SHORT PROBLEM: Stop at the line containing "import plotly.graph_objects as go": repeat exactly every line of the entries below from the first up to it, plus that line, with pictures omitted.
**** SOURCE DATA
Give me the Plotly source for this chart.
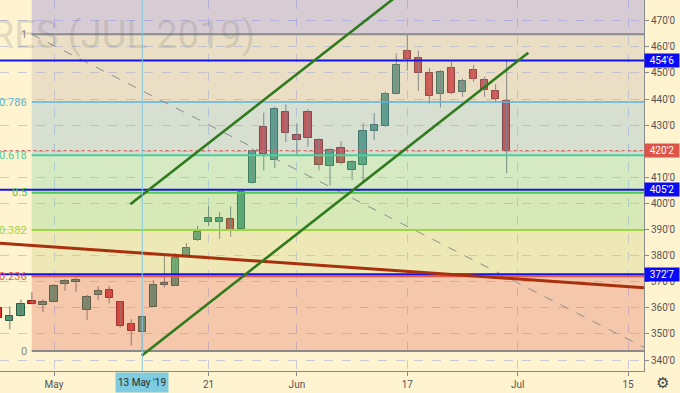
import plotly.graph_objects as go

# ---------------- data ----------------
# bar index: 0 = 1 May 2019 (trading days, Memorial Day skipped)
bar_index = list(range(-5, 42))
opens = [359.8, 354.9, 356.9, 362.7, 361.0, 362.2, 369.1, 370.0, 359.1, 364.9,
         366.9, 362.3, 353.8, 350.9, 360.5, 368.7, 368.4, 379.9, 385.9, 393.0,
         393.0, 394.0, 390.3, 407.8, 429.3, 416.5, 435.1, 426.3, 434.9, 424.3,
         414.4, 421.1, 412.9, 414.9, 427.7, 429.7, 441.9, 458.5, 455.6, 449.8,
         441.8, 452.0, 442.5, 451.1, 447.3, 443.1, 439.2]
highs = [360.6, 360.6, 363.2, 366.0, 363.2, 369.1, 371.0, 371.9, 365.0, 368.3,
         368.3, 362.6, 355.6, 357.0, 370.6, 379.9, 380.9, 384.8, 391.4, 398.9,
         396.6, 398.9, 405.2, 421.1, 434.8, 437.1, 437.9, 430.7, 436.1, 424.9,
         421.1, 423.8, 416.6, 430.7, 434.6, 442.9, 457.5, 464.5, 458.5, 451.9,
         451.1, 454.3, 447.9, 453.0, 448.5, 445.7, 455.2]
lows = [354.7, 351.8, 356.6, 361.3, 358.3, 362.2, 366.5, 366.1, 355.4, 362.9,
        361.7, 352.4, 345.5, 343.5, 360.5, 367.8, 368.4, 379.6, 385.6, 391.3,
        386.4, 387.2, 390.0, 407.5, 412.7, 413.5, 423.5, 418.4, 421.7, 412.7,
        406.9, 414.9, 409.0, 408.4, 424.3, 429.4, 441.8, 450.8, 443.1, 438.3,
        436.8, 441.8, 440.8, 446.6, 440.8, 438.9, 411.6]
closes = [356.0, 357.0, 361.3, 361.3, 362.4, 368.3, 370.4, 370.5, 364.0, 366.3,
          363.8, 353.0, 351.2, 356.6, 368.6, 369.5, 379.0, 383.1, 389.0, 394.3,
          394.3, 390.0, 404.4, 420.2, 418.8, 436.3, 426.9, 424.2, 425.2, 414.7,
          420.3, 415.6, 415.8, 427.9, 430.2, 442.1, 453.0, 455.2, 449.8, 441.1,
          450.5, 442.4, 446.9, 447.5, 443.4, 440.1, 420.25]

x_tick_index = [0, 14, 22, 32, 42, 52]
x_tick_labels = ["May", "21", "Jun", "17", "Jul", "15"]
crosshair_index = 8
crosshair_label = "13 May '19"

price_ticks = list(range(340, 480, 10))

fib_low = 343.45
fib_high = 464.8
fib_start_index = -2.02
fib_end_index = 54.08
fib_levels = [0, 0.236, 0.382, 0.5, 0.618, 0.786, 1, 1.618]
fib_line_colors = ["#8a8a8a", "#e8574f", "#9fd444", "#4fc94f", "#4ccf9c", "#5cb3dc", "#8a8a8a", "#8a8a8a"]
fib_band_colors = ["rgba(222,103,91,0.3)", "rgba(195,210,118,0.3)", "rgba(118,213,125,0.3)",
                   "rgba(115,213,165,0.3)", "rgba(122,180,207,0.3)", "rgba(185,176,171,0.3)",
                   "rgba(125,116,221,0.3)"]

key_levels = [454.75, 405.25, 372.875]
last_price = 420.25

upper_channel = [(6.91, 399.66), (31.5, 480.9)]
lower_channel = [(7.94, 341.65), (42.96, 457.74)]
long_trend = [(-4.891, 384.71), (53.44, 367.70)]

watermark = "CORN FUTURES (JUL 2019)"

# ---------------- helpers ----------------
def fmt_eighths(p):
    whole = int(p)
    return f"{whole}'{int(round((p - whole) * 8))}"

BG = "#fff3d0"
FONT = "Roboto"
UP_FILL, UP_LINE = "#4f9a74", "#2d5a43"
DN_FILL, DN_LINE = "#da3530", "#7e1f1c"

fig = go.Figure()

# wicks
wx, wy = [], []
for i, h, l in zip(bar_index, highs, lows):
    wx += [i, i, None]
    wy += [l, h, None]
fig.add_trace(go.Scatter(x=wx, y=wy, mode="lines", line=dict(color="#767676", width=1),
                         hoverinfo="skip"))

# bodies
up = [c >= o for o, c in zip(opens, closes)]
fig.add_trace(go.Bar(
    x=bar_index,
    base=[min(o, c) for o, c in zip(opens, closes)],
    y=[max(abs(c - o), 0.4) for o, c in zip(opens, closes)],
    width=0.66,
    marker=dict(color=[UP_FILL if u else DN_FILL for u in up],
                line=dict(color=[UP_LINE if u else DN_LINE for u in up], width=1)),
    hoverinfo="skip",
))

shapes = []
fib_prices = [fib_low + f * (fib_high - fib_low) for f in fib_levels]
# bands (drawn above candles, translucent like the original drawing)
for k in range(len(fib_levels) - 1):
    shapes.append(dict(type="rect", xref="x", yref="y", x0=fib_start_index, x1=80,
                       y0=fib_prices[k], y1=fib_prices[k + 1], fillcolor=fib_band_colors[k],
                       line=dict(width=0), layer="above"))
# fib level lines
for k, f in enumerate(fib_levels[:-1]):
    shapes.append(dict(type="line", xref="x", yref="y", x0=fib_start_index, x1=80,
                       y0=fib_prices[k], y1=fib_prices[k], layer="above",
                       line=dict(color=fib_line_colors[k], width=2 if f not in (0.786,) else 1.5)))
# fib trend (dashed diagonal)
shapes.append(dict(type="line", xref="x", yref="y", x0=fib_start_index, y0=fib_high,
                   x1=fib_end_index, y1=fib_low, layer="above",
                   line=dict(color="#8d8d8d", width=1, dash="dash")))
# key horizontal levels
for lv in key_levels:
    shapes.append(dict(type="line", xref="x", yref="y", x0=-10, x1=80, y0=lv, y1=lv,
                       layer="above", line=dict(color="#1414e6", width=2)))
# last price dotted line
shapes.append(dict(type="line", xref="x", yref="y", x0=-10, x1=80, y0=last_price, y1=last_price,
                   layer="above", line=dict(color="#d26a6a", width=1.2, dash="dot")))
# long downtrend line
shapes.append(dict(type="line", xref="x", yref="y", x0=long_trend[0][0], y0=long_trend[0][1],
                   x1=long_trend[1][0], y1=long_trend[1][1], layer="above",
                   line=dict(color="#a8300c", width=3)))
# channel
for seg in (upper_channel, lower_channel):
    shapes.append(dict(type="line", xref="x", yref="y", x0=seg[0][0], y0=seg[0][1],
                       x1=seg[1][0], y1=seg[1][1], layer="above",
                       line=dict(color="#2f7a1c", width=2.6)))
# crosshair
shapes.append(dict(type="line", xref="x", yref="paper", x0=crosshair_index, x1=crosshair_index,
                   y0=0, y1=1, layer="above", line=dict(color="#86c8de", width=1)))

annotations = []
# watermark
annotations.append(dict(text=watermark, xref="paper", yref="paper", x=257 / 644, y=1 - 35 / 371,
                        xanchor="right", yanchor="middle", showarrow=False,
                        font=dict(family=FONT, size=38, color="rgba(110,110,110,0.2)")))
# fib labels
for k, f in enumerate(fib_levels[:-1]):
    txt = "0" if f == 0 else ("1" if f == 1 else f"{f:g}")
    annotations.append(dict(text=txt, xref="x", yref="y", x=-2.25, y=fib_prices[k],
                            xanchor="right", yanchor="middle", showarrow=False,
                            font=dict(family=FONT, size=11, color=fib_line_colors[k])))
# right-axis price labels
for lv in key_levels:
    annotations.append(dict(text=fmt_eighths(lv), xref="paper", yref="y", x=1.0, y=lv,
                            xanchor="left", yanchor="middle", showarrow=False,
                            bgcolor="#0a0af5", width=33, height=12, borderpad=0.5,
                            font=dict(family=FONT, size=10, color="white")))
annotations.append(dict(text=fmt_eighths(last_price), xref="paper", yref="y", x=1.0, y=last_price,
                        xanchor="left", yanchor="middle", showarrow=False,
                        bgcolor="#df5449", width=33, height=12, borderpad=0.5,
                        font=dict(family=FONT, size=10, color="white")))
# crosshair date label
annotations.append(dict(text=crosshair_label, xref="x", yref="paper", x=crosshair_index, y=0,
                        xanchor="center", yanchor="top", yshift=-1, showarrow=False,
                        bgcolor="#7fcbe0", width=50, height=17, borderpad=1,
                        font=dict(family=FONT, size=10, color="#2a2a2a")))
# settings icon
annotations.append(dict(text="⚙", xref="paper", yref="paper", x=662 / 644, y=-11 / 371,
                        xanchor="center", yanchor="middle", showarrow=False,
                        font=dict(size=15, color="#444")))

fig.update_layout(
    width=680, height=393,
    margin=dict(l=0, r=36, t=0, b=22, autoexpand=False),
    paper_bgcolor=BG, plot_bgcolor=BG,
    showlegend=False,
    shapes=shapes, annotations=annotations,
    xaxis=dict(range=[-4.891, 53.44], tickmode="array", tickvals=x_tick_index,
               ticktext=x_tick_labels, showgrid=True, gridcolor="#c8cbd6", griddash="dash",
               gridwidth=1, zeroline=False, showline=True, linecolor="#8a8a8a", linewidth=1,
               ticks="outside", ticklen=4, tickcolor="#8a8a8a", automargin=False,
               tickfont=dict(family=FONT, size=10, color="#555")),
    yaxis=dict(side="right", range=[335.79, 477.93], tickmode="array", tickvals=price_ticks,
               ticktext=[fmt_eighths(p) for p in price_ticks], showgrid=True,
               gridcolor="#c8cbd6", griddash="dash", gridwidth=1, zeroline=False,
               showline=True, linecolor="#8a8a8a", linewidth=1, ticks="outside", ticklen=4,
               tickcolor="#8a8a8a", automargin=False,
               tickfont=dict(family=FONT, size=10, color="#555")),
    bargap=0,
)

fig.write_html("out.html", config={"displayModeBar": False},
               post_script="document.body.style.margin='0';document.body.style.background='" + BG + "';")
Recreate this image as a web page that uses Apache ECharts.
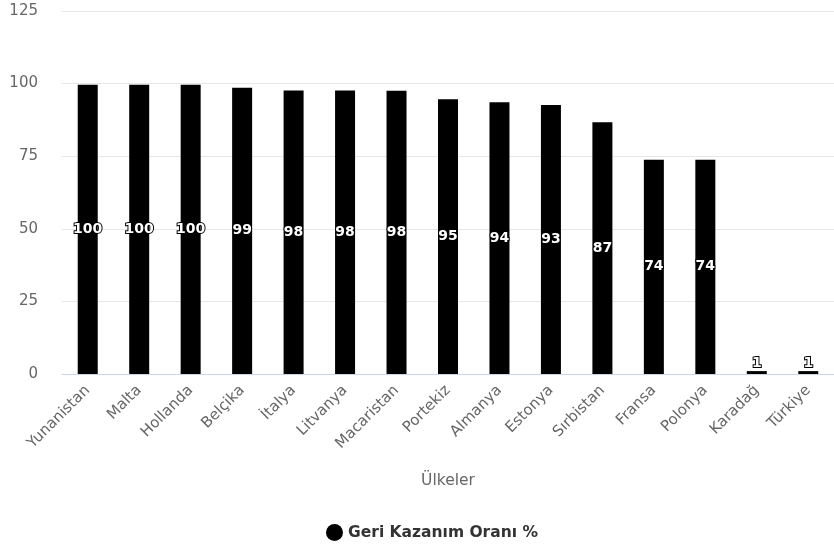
********
THE REPLY:
Give me the Plotly source for this chart.
import plotly.graph_objects as go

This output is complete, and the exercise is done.